§ **What is required**:
Begin with the line holding "Recreate this image as a Python", end with the line holding "from bokeh.resources import INLINE", and repeat every line in between exactly, without pictures.

§ **Stored rows**:
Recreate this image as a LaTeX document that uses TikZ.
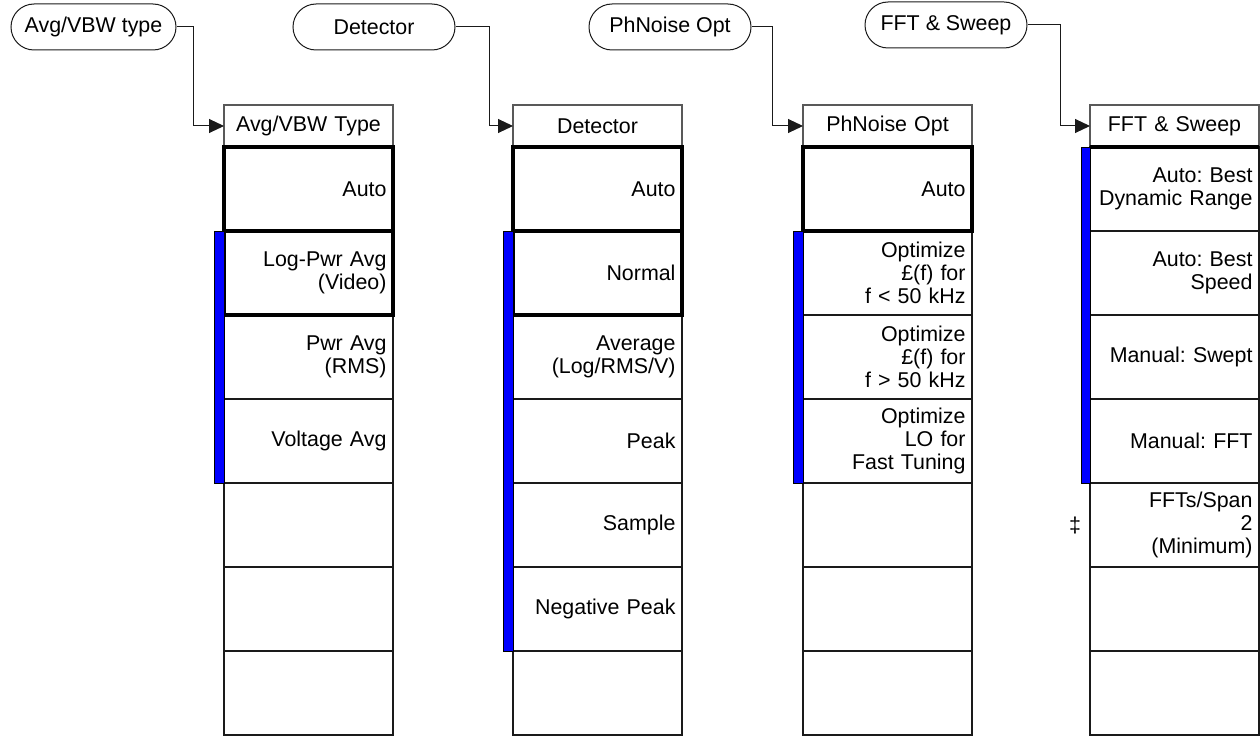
\documentclass[tikz,border=0pt]{standalone}
\usepackage{fontspec}
\setmainfont{Liberation Sans}
\usepackage{tikz}
\usetikzlibrary{arrows.meta,positioning,shapes.misc}
\definecolor{keyblue}{HTML}{0000FF}
\definecolor{rim}{HTML}{1A1A1A}
\frenchspacing
\tikzset{
  >={Triangle[length=7.5pt,width=7pt]},
  keyfont/.style={font=\fontsize{10.7}{11.6}\selectfont},
  key/.style={draw=rim,line width=0.6pt,outer sep=0pt,minimum width=84.5pt,minimum height=42pt,text width=78pt,inner xsep=3pt,inner ysep=0pt,align=right,keyfont},
  selkey/.style={key,draw=black,line width=1.6pt},
  hdr/.style={key,draw=black!65,minimum height=21pt,align=center},
  tab/.style={draw=rim,rounded rectangle,line width=0.5pt,minimum width=85pt,minimum height=23pt,inner sep=2pt,keyfont},
  bar/.style={fill=keyblue,draw=black,line width=0.4pt},
  arr/.style={->,draw=rim,line width=0.5pt},
}
\begin{document}
\begin{tikzpicture}[x=0.5pt,y=-0.5pt]
\useasboundingbox (0,0) rectangle (1260,738);
% menu tabs
\node[tab,minimum width=86.5pt] (avgTab) at (93.5,27) {Avg/VBW type};
\node[tab] (detTab) at (374,27) {Detector};
\node[tab] (phTab) at (670,27) {PhNoise Opt};
\node[tab] (fftTab) at (946,25) {FFT \& Sweep};
% Avg/VBW Type menu
\node[hdr,anchor=north west] (avgHd) at (224,105) {Avg/VBW Type};
\node[key,below=0pt of avgHd] (avg1) {};
\node[key,below=0pt of avg1] (avg2) {};
\node[key,below=0pt of avg2] (avg3) {Pwr Avg\\(RMS)};
\node[key,below=0pt of avg3] (avg4) {Voltage Avg};
\node[key,below=0pt of avg4] (avg5) {};
\node[key,below=0pt of avg5] (avg6) {};
\node[key,below=0pt of avg6] (avg7) {};
\node[selkey,at=(avg1)] {Auto};
\node[selkey,at=(avg2)] {Log-Pwr Avg\\(Video)};
% Detector menu
\node[hdr,anchor=north west] (detHd) at (513,105) {Detector};
\node[key,below=0pt of detHd] (det1) {};
\node[key,below=0pt of det1] (det2) {};
\node[key,below=0pt of det2] (det3) {Average\\(Log/RMS/V)};
\node[key,below=0pt of det3] (det4) {Peak};
\node[key,below=0pt of det4] (det5) {Sample};
\node[key,below=0pt of det5] (det6) {Negative Peak};
\node[key,below=0pt of det6] (det7) {};
\node[selkey,at=(det1)] {Auto};
\node[selkey,at=(det2)] {Normal};
% PhNoise Opt menu
\node[hdr,anchor=north west] (phHd) at (803,105) {PhNoise Opt};
\node[key,below=0pt of phHd] (ph1) {};
\node[key,below=0pt of ph1] (ph2) {Optimize\\£(f) for\\f < 50 kHz};
\node[key,below=0pt of ph2] (ph3) {Optimize\\£(f) for\\f > 50 kHz};
\node[key,below=0pt of ph3] (ph4) {Optimize\\LO for\\Fast Tuning};
\node[key,below=0pt of ph4] (ph5) {};
\node[key,below=0pt of ph5] (ph6) {};
\node[key,below=0pt of ph6] (ph7) {};
\node[selkey,at=(ph1)] {Auto};
% FFT & Sweep menu
\node[hdr,anchor=north west] (fftHd) at (1090,105) {FFT \& Sweep};
\node[key,below=0pt of fftHd] (fft1) {Auto: Best\\Dynamic Range};
\node[key,below=0pt of fft1] (fft2) {Auto: Best\\Speed};
\node[key,below=0pt of fft2] (fft3) {Manual: Swept};
\node[key,below=0pt of fft3] (fft4) {Manual: FFT};
\node[key,below=0pt of fft4] (fft5) {FFTs/Span\\2\\(Minimum)};
\node[key,below=0pt of fft5] (fft6) {};
\node[key,below=0pt of fft6] (fft7) {};
\draw[black,line width=1.6pt] (fft1.north west) -- (fft1.north east);
\node[keyfont,left=1pt of fft5] (fftMark) {‡};
% active ranges
\draw[bar] ([xshift=-5pt]avg2.north west) rectangle (avg4.south west);
\draw[bar] ([xshift=-5pt]det2.north west) rectangle (det6.south west);
\draw[bar] ([xshift=-5pt]ph2.north west) rectangle (ph4.south west);
\draw[bar] ([xshift=-4.5pt]fft1.north west) rectangle (fft4.south west);
% tab to menu
\draw[arr] (avgTab.east) -| ([xshift=-15.5pt]avgHd.west) -- (avgHd.west);
\draw[arr] (detTab.east) -| ([xshift=-12pt]detHd.west) -- (detHd.west);
\draw[arr] (phTab.east) -| ([xshift=-15.5pt]phHd.west) -- (phHd.west);
\draw[arr] (fftTab.east) -| ([xshift=-15pt]fftHd.west) -- (fftHd.west);
\end{tikzpicture}
\end{document}
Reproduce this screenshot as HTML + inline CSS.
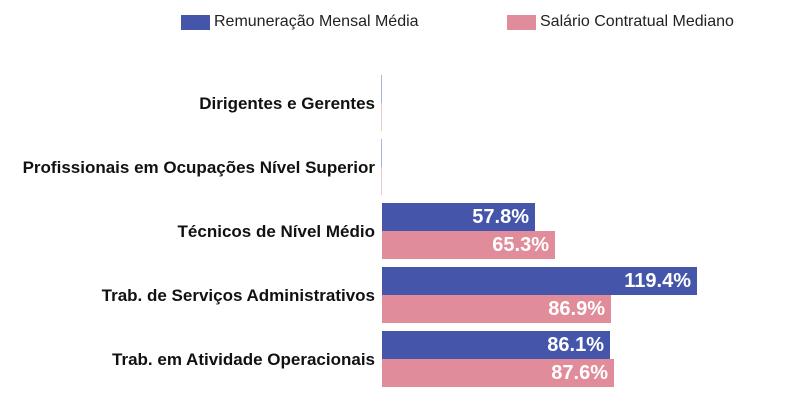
<!DOCTYPE html>
<html><head><meta charset="utf-8"><style>
body{margin:0;width:800px;height:401px;background:#fff;font-family:"Liberation Sans",sans-serif;position:relative;overflow:hidden}
.a{position:absolute}
.cat{position:absolute;right:425px;font-weight:bold;font-size:17px;color:#111;white-space:nowrap}
.b{position:absolute;left:382px;height:28px;color:#fff;font-weight:bold;font-size:20px;text-align:right;box-sizing:border-box;padding-right:6px;line-height:29px}
.bl{background:#4455aa}.pk{background:#e08c9a}
</style></head><body>
<div class="a" style="left:181px;top:15px;width:29px;height:15px;background:#4455aa"></div>
<div class="a" style="left:214px;top:13px;font-size:16px;color:#222">Remuneração Mensal Média</div>
<div class="a" style="left:507px;top:15px;width:29px;height:15px;background:#e08c9a"></div>
<div class="a" style="left:540px;top:13px;font-size:16px;color:#222">Salário Contratual Mediano</div>

<div class="a" style="left:381px;top:75px;width:1px;height:28px;background:#aab0dd"></div>
<div class="a" style="left:381px;top:103px;width:1px;height:28px;background:#f2c8cf"></div>
<div class="a" style="left:381px;top:139px;width:1px;height:28px;background:#aab0dd"></div>
<div class="a" style="left:381px;top:167px;width:1px;height:28px;background:#f2c8cf"></div>

<div class="cat" style="top:94px">Dirigentes e Gerentes</div>
<div class="cat" style="top:158px">Profissionais em Ocupações Nível Superior</div>
<div class="cat" style="top:222px">Técnicos de Nível Médio</div>
<div class="cat" style="top:286px">Trab. de Serviços Administrativos</div>
<div class="cat" style="top:350px">Trab. em Atividade Operacionais</div>

<div class="b bl" style="top:203px;width:153px">57.8%</div>
<div class="b pk" style="top:231px;width:173px">65.3%</div>
<div class="b bl" style="top:267px;width:315px">119.4%</div>
<div class="b pk" style="top:295px;width:229px">86.9%</div>
<div class="b bl" style="top:331px;width:228px">86.1%</div>
<div class="b pk" style="top:359px;width:232px">87.6%</div>
</body></html>
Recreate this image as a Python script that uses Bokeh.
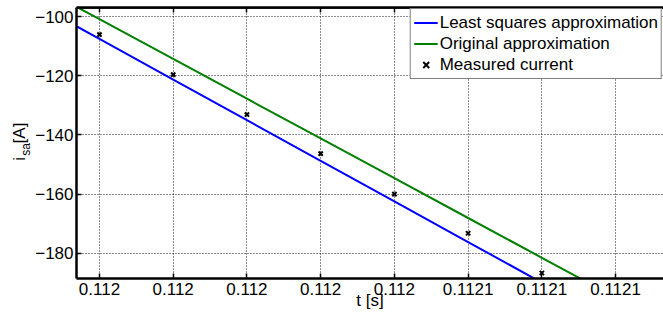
import math
from bokeh.plotting import figure
from bokeh.layouts import row
from bokeh.models import (Range1d, FixedTicker, CustomJSTickFormatter, LinearAxis,
                          Legend, LegendItem, Label, Span)
from bokeh.embed import file_html
from bokeh.resources import INLINE

# ---------------- data ----------------
t_samples = [0.11200, 0.11201, 0.11202, 0.11203, 0.11204, 0.11205, 0.11206]
i_measured = [-106.1, -119.6, -133.1, -146.3, -160.0, -173.2, -186.6]

t_fit = [0.11199, 0.11200, 0.11201, 0.11202, 0.11203, 0.11204,
         0.11205, 0.11206, 0.11207, 0.11208]
i_least_squares = [-93.84, -107.56, -121.28, -135.00, -148.72, -162.44,
                   -176.16, -189.88, -203.60, -217.32]
i_original = [-87.46, -100.89, -114.32, -127.75, -141.18, -154.61,
              -168.04, -181.47, -194.90, -208.33]

x_ticks = [0.11200, 0.11201, 0.11202, 0.11203, 0.11204, 0.11205, 0.11206, 0.11207]
x_tick_labels = ["0.112", "0.112", "0.112", "0.112", "0.112", "0.1121", "0.1121", "0.1121"]
y_ticks = [-180, -160, -140, -120, -100]

x_start, x_end = 0.111996886, 0.112076496
y_start, y_end = -188.47, -96.95

FONT = "Liberation Sans"
FS = "17px"

W, H = 663, 320
LABEL_W = 32
LEFT, TOP, BOTTOM = 75, 7, 42

# ---------------- main figure ----------------
p = figure(width=W - LABEL_W, height=H, output_backend="svg", toolbar_location=None,
           x_range=Range1d(x_start, x_end), y_range=Range1d(y_start, y_end),
           min_border_left=LEFT - LABEL_W, min_border_right=0, min_border_top=TOP,
           min_border_bottom=BOTTOM)
p.outline_line_color = None
p.background_fill_color = "white"
p.border_fill_color = "white"

xticker = FixedTicker(ticks=x_ticks)
yticker = FixedTicker(ticks=y_ticks)
xfmt = CustomJSTickFormatter(args=dict(labels=x_tick_labels, vals=x_ticks), code="""
let best = 0;
for (let i = 0; i < vals.length; i++) {
  if (Math.abs(vals[i] - tick) < Math.abs(vals[best] - tick)) best = i;
}
return labels[best];
""")

def style_axis(ax):
    ax.major_tick_in = 5
    ax.major_tick_out = 0
    ax.minor_tick_line_color = None
    ax.axis_line_color = "black"
    ax.axis_line_width = 2.5
    ax.major_tick_line_color = "black"
    ax.major_tick_line_width = 1.5
    ax.major_label_text_font = FONT
    ax.major_label_text_font_size = FS
    ax.major_label_text_color = "black"

xa = p.xaxis[0]
xa.ticker = xticker
xa.formatter = xfmt
style_axis(xa)
xa.major_label_standoff = 4
xa.axis_label = "t [s]"
xa.axis_label_text_font = FONT
xa.axis_label_text_font_size = FS
xa.axis_label_text_font_style = "normal"
xa.axis_label_text_color = "black"
xa.axis_label_standoff = -7

ya = p.yaxis[0]
ya.ticker = yticker
style_axis(ya)
ya.major_label_standoff = 3

top = LinearAxis(ticker=FixedTicker(ticks=x_ticks))
style_axis(top)
top.major_label_text_font_size = "1px"
top.major_label_text_alpha = 0
top.major_label_standoff = 0
p.add_layout(top, "above")

# top edge of the axes box
p.add_layout(Span(location=y_end, dimension="width", line_color="black", line_width=2.5))

for g in (p.xgrid[0], p.ygrid[0]):
    g.grid_line_color = "black"
    g.grid_line_alpha = 0.9
    g.grid_line_dash = "1 2"
    g.grid_line_width = 1
p.xgrid[0].ticker = xticker
p.ygrid[0].ticker = yticker

# ---------------- glyphs ----------------
r_ls = p.line(t_fit, i_least_squares, line_color="#0000FF", line_width=2)
r_or = p.line(t_fit, i_original, line_color="#008000", line_width=2)
r_me = p.scatter(t_samples, i_measured, marker="x", size=6,
                 line_color="black", line_width=2)

legend = Legend(items=[LegendItem(label="Least squares approximation", renderers=[r_ls]),
                       LegendItem(label="Original approximation", renderers=[r_or]),
                       LegendItem(label="Measured current", renderers=[r_me])],
                location="top_right")
legend.label_text_font = FONT
legend.label_text_font_size = FS
legend.label_text_color = "black"
legend.glyph_width = 24
legend.glyph_height = 21
legend.label_height = 21
legend.label_standoff = 2
legend.spacing = 0
legend.padding = 3
legend.margin = 1
legend.border_line_color = "black"
legend.border_line_width = 1.5
legend.background_fill_color = "white"
legend.background_fill_alpha = 1.0
p.add_layout(legend)

# ---------------- y axis label strip: i_sa [A] ----------------
# strip coordinates are page pixels: x from the left, y from the bottom
lab = figure(width=LABEL_W, height=H, output_backend="svg", toolbar_location=None,
             x_range=Range1d(0, LABEL_W), y_range=Range1d(0, H),
             x_axis_type=None, y_axis_type=None,
             min_border_left=0, min_border_right=0, min_border_top=0, min_border_bottom=0)
lab.outline_line_color = None
lab.grid.visible = False
lab.background_fill_color = "white"
lab.border_fill_color = "white"

for txt, px, py, fs in (("i", 19, 181, FS), ("sa", 25, 175, "12px"), ("[A]", 19, 160.5, FS)):
    lab.add_layout(Label(x=px, y=H - py, x_units="data", y_units="data", text=txt,
                         angle=90, angle_units="deg", text_align="left",
                         text_baseline="alphabetic",
                         text_font=FONT, text_font_size=fs, text_color="black"))

layout = row(lab, p, spacing=0)
open("out.html", "w").write(file_html(layout, INLINE))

§ **Written answer**:
Recreate this image as a Python script that uses Bokeh.
import math
from bokeh.plotting import figure
from bokeh.layouts import row
from bokeh.models import (Range1d, FixedTicker, CustomJSTickFormatter, LinearAxis,
                          Legend, LegendItem, Label, Span)
from bokeh.embed import file_html
from bokeh.resources import INLINE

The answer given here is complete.